**TASK STATEMENT:** Give the number of lines in the entries that contain "code". State only the count.

**INPUT DATA:**
⟨
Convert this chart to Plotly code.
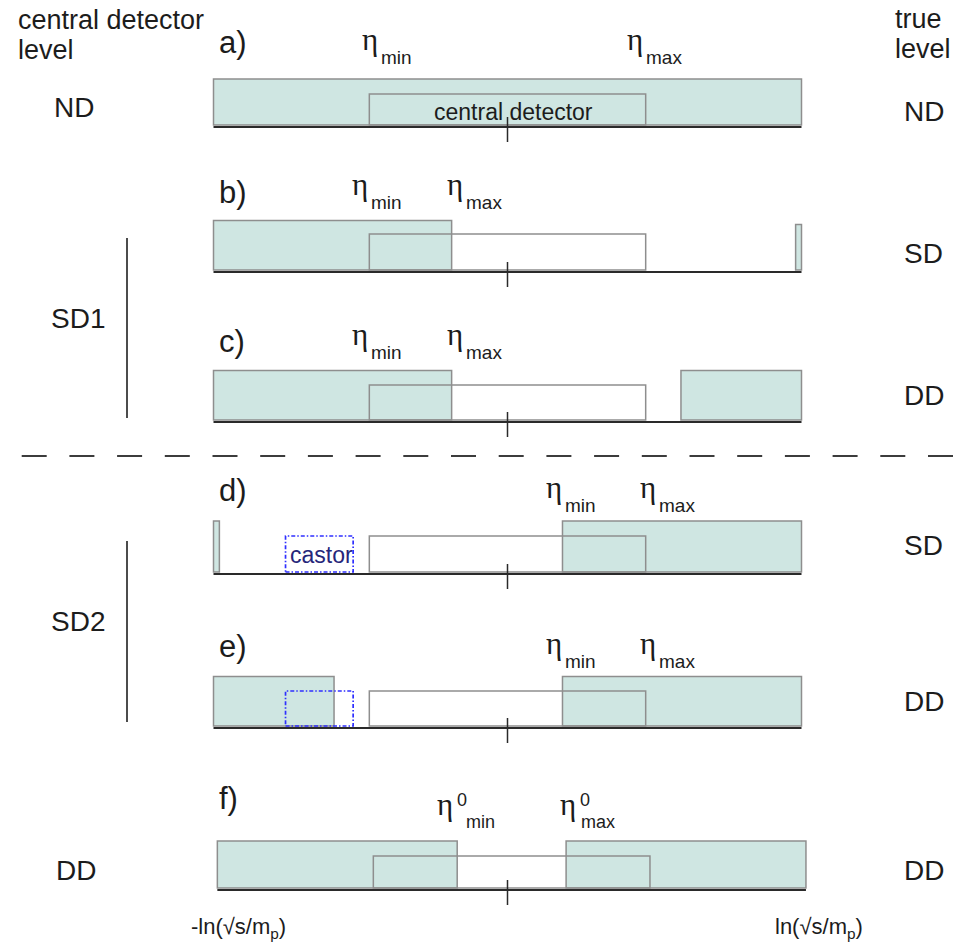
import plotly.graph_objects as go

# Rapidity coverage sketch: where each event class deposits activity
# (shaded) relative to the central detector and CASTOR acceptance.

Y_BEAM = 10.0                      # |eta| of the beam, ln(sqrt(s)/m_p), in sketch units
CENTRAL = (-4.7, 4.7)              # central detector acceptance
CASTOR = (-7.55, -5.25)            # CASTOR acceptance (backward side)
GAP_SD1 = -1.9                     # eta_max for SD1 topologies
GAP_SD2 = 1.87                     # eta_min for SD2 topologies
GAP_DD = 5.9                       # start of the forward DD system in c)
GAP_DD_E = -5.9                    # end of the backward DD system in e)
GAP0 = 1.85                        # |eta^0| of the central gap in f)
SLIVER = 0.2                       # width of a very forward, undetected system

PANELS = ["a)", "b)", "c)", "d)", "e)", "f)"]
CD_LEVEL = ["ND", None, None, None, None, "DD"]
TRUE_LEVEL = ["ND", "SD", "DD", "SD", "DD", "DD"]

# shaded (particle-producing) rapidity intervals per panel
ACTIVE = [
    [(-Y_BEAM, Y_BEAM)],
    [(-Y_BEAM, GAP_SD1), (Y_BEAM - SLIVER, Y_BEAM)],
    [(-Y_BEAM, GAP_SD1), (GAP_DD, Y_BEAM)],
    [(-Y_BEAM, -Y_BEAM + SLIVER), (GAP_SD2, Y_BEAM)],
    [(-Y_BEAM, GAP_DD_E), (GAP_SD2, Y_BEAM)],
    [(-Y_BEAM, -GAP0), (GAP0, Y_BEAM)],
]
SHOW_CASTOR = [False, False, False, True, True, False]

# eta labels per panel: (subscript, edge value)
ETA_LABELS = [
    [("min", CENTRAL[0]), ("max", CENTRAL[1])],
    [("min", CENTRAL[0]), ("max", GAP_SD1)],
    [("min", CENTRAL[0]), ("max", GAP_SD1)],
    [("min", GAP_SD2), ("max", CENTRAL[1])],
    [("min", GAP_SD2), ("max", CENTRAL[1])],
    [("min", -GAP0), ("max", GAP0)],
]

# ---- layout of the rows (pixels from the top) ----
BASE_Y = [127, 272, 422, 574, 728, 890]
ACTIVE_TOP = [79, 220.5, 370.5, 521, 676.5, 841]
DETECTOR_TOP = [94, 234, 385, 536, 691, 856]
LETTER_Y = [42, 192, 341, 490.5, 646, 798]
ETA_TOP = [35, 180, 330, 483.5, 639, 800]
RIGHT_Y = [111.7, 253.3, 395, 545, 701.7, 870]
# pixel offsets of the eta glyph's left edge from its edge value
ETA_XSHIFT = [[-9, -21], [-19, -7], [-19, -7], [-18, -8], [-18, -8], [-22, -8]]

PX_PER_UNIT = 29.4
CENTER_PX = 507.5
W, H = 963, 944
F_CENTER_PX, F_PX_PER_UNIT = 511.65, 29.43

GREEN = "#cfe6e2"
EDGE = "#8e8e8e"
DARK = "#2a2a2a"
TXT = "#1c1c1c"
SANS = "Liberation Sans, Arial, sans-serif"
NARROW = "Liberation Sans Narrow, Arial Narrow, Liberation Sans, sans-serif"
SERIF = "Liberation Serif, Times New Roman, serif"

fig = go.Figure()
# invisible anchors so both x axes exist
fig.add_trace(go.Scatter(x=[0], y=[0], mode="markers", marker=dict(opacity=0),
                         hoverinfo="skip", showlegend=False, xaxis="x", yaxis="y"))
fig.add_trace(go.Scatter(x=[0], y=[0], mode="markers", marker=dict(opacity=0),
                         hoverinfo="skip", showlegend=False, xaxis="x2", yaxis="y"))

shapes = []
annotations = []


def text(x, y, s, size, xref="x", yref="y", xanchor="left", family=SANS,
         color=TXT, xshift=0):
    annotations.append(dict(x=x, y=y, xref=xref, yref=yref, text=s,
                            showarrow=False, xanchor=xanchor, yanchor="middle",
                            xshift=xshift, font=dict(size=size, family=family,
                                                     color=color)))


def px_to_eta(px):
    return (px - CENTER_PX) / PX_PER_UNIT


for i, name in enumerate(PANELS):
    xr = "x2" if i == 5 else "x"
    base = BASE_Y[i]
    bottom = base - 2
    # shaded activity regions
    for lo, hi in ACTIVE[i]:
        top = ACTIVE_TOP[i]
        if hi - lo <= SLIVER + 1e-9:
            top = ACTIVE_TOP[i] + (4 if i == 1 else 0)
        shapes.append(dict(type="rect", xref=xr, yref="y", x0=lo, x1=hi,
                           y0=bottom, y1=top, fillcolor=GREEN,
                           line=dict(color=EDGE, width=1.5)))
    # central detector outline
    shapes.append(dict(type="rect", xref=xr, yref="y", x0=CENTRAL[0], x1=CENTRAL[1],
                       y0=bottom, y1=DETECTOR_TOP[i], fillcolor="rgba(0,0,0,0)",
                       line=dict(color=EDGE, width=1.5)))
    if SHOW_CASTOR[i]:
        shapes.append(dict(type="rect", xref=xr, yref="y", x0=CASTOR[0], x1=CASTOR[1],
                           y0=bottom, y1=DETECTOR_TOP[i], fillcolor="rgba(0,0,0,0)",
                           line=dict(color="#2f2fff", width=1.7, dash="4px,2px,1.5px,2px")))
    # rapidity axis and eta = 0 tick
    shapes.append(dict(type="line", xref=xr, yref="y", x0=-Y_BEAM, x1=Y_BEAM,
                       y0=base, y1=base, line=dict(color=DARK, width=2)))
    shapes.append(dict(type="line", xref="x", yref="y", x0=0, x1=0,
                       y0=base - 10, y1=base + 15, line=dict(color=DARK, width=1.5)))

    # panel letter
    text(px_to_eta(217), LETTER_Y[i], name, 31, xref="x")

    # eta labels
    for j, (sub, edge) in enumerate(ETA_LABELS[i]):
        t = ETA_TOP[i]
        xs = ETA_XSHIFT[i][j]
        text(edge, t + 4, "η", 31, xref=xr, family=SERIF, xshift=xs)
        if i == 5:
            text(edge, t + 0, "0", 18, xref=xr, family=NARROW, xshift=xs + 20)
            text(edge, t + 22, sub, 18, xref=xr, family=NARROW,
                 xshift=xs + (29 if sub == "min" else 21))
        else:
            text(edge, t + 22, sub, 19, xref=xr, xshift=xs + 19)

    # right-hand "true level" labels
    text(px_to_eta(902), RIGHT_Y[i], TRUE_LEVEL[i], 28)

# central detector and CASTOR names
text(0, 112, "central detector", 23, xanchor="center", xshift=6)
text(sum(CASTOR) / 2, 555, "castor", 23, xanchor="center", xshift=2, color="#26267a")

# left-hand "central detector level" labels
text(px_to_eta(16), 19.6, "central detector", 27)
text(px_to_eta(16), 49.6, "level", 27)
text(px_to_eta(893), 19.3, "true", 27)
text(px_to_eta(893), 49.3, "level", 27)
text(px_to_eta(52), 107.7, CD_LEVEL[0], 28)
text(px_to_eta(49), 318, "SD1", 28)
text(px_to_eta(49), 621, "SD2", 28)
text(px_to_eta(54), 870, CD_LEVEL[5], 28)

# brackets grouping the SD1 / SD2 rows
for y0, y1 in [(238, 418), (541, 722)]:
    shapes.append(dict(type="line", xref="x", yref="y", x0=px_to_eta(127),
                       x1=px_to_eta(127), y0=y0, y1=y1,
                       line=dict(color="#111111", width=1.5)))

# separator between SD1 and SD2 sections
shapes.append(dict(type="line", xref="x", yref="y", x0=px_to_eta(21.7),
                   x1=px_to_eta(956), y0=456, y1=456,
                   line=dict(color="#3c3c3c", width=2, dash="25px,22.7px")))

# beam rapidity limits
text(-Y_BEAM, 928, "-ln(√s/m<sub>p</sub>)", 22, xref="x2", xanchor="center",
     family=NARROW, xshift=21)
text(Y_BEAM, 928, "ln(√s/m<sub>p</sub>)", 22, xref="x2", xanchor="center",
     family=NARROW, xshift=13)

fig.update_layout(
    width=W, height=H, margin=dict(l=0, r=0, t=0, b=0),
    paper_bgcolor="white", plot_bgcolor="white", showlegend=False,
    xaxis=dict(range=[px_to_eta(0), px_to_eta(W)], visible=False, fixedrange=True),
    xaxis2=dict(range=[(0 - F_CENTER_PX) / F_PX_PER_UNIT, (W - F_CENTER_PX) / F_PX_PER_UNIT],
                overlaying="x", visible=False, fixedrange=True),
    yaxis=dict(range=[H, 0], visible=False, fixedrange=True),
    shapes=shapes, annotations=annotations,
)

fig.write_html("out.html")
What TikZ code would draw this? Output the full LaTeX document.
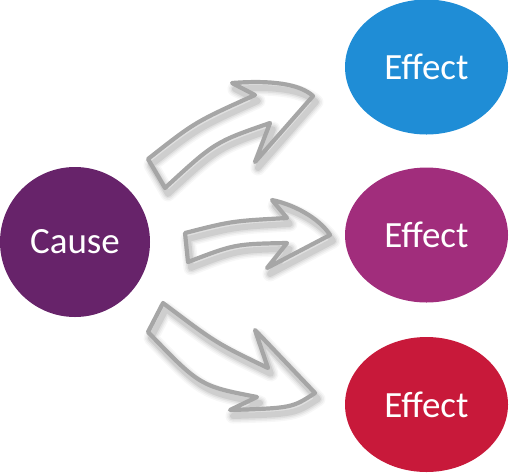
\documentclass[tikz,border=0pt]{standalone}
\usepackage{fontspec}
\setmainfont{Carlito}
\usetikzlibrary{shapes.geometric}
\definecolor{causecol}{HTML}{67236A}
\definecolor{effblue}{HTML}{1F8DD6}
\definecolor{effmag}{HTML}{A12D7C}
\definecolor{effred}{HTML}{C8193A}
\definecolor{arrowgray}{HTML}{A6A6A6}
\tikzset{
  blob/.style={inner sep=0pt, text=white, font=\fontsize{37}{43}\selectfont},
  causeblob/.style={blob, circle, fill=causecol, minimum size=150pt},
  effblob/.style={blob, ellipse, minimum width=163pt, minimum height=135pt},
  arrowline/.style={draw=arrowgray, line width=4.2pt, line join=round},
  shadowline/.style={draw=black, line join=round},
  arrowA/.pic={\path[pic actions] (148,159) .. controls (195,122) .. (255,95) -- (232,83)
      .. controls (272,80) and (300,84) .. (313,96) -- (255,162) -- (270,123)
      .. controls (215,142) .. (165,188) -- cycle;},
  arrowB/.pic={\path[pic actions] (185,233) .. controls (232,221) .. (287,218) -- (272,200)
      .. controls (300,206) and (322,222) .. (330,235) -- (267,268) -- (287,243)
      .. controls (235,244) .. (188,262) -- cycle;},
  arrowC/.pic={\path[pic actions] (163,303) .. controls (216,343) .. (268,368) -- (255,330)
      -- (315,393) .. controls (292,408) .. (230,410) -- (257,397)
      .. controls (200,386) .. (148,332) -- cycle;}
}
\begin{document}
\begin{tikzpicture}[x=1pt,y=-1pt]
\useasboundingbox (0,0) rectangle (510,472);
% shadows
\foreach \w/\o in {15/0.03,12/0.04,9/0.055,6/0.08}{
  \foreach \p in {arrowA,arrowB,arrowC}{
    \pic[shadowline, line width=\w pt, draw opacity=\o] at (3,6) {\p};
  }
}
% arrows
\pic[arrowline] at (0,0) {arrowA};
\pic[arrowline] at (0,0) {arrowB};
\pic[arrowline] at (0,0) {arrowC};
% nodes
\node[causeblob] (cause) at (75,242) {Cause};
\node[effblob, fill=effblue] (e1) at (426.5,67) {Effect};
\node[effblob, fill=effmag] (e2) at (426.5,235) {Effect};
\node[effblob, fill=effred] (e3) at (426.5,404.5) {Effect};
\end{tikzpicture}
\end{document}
⟩
**PROBLEM SOLUTION:** 2